The strike violated a state law barring walkouts by most public employees. Hochul deployed the National Guard to some prisons to take the place of striking workers.
Visiting is still suspended at all state prisons, Martuscello said.
The deal to end the strike included the 90-day suspension of a law limiting the use of solitary confinement. During the pause, the state was to evaluate if reinstating the law would “create an unreasonable risk” to staff and inmate safety.
The state also agreed to pay overtime for the next month at a rate of 2½ times regular pay instead of the usual 1½ times and, within four months, to finish analyzing a union request to raise the salary grade for officers and sergeants.
The state and union agreed to staffing and operational inefficiencies at each facility in an effort to relieve strain on existing staff.
"No matter when this ends or how this ends, our long term plan must be and is to recruit more corrections officers because our facilities run safer when we’re fully staffed," Bray said, noting incentives that would include a $3,000 referral bonus for existing employees. “That work can’t really begin in earnest until folks return to work and we end the strike.”
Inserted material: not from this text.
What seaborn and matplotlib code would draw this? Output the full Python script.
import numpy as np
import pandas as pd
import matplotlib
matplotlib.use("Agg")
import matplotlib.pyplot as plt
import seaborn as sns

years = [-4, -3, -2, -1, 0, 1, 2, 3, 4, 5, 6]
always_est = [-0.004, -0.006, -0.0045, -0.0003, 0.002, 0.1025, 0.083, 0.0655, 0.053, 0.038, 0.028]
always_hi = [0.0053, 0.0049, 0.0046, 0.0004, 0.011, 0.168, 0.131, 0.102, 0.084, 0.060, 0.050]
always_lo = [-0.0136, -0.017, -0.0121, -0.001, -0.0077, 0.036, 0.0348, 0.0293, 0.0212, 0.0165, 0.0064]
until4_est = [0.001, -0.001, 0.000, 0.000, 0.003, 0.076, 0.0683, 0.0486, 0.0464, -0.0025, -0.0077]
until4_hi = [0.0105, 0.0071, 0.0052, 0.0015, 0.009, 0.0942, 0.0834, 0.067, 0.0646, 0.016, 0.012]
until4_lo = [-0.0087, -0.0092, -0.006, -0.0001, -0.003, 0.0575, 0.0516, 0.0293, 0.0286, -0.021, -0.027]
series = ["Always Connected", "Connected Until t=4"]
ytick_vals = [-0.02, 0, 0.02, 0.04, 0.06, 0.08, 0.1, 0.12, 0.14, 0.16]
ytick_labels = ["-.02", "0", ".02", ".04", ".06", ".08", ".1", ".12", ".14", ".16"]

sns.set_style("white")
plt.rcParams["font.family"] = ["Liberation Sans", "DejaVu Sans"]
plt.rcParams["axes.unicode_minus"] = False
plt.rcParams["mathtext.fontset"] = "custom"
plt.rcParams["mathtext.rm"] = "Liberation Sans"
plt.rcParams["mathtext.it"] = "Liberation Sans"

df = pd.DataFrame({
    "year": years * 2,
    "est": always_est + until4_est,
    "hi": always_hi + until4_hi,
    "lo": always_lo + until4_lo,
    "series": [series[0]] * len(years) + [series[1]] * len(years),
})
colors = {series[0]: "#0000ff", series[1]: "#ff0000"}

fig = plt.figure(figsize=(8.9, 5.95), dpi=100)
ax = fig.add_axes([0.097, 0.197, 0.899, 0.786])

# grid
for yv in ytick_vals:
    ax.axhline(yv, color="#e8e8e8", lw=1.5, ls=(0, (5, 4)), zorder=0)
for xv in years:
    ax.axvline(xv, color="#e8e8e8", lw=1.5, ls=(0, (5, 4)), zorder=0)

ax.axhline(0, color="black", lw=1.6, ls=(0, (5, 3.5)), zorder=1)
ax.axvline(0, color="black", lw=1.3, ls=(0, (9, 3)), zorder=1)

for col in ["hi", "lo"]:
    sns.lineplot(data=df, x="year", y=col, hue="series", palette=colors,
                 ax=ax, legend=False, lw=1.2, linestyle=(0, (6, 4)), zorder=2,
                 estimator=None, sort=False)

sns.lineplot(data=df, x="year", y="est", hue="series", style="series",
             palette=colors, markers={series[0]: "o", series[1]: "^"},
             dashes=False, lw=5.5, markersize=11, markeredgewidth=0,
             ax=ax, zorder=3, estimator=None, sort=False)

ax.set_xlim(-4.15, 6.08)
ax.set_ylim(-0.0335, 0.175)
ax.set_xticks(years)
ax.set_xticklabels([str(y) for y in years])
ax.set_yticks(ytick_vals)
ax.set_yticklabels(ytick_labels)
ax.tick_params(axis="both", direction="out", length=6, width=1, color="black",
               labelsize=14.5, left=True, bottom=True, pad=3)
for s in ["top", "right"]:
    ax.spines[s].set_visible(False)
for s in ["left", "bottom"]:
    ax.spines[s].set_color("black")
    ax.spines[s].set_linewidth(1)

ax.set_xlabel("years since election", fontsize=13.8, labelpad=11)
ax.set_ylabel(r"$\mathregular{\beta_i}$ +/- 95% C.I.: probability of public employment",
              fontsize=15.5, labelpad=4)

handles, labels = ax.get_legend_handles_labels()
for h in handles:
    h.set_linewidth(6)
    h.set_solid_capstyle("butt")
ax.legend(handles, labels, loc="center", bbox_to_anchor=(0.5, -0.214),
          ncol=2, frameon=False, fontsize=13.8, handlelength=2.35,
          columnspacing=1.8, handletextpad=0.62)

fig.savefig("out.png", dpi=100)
The striking employees have been asking for additional safety protections and for provisions to help hire and retain staff. A sign outside the prisons on Route 9W in Coxsackie on Monday said the negotiated deal did not address those concerns.
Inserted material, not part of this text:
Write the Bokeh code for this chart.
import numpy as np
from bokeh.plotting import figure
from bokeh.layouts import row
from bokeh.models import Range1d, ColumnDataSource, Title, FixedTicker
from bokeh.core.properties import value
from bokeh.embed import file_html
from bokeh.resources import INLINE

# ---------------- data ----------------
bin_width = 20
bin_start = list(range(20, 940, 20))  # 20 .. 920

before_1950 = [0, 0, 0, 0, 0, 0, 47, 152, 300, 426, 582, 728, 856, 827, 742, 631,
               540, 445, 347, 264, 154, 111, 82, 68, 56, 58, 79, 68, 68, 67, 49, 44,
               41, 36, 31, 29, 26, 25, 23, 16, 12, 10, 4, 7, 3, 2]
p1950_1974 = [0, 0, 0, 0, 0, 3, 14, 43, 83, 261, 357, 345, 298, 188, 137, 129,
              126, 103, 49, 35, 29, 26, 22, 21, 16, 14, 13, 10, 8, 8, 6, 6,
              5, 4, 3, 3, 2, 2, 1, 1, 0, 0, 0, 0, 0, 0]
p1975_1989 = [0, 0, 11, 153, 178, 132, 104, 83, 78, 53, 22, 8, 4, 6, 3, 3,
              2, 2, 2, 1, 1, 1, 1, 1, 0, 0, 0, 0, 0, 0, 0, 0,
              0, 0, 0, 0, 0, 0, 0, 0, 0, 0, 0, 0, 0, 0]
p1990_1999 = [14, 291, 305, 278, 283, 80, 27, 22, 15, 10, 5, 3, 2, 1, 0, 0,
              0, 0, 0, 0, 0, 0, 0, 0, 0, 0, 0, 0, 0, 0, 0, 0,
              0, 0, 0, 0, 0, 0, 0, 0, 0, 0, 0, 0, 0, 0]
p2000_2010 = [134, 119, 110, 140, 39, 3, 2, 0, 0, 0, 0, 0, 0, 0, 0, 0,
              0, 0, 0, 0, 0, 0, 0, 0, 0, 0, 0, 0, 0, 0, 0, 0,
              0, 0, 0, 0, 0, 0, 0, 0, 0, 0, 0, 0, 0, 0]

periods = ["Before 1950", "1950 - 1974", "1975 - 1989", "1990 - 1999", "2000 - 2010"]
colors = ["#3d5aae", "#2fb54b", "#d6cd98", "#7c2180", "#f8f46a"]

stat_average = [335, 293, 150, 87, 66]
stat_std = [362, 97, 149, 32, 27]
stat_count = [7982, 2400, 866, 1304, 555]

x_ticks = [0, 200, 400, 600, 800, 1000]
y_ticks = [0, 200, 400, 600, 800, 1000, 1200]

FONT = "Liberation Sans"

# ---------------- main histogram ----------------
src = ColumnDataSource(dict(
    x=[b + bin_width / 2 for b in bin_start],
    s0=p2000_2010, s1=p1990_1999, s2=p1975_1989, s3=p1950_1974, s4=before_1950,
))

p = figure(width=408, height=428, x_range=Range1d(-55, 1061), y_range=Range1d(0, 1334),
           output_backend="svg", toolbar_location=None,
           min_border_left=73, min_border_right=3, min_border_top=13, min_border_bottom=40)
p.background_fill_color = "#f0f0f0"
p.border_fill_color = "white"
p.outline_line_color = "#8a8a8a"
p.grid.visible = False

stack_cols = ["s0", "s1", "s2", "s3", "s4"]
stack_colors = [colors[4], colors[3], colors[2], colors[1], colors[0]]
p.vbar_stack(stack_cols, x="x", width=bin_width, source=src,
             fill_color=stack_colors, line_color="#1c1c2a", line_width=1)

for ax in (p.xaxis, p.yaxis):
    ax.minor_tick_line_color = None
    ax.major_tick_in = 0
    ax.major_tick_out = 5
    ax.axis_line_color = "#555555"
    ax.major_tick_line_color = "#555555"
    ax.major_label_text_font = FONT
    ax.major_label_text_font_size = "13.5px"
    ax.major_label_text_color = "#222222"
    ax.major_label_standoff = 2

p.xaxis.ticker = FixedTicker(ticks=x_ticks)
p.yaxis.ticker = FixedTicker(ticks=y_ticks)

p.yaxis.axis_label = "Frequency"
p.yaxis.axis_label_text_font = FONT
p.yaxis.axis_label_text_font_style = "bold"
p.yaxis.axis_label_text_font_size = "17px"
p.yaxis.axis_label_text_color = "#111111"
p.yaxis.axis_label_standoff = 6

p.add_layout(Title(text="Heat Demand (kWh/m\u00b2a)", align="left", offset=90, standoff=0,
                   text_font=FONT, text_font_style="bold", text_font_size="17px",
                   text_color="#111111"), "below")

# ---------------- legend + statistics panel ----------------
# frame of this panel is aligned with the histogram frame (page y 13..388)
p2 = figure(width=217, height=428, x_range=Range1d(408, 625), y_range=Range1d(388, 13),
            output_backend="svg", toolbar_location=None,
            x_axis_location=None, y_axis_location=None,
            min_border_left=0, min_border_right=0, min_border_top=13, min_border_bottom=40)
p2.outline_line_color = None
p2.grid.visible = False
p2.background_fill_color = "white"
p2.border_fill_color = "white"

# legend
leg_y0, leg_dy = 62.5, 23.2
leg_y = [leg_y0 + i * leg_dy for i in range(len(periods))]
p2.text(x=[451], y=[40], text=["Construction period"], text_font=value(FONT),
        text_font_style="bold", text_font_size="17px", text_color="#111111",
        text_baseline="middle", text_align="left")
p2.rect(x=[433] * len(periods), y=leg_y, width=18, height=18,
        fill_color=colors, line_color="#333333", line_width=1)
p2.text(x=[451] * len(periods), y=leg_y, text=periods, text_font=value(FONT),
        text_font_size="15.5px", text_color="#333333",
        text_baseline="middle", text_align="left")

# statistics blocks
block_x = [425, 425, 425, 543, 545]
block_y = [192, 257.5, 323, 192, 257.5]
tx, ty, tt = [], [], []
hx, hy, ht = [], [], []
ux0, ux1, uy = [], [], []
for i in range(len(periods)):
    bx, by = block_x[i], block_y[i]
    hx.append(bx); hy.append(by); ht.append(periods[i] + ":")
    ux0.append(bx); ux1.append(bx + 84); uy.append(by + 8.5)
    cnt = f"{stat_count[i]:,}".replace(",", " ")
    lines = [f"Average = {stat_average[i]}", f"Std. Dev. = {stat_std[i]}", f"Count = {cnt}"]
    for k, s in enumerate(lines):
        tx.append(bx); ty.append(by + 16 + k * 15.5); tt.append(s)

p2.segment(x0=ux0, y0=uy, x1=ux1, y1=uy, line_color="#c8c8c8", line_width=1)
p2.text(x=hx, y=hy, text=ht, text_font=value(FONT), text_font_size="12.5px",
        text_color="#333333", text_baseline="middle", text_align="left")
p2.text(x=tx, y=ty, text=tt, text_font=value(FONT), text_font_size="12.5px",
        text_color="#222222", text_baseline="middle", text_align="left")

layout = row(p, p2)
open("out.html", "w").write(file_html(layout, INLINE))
“There's nobody like us [prison officers] sitting at the table,” Ellis said. “These guys are out here by themselves. Now, my father went through a big strike in 1979, and the union was right with them at the table, talking about their concerns, talking about what they wanted.”
He added this time around, the strikers feel they do not have a seat at the table.
Ellis said many of the striking prison officers are willing to lose their jobs.
“I think they're prepared to lose their jobs if it means they are going to lose their sanity and their humanity and everything else by going in there,” Ellis said as he pointed to the prisons’ walls behind him.
The wildcat strike is not sanctioned by the workers’ union, NYSCOBA, and has been called illegal by DOCCS and Gov. Kathy Hochul. Prison officers who continue to strike will face punishment, NYSCOBPA said in a statement.
“The decisions to return to work is not a collective vote by members of NYSCOPBA,” union spokesperson James Millers said in a statement Friday. “It will be up to each individual who currently is refusing to work to decide whether to return to work or risk termination, potential fines and possible arrest for violating the court order.”
The union encouraged all striking employees to return to work.
Prison officers at Hudson Correctional Facility stopped striking Feb. 26.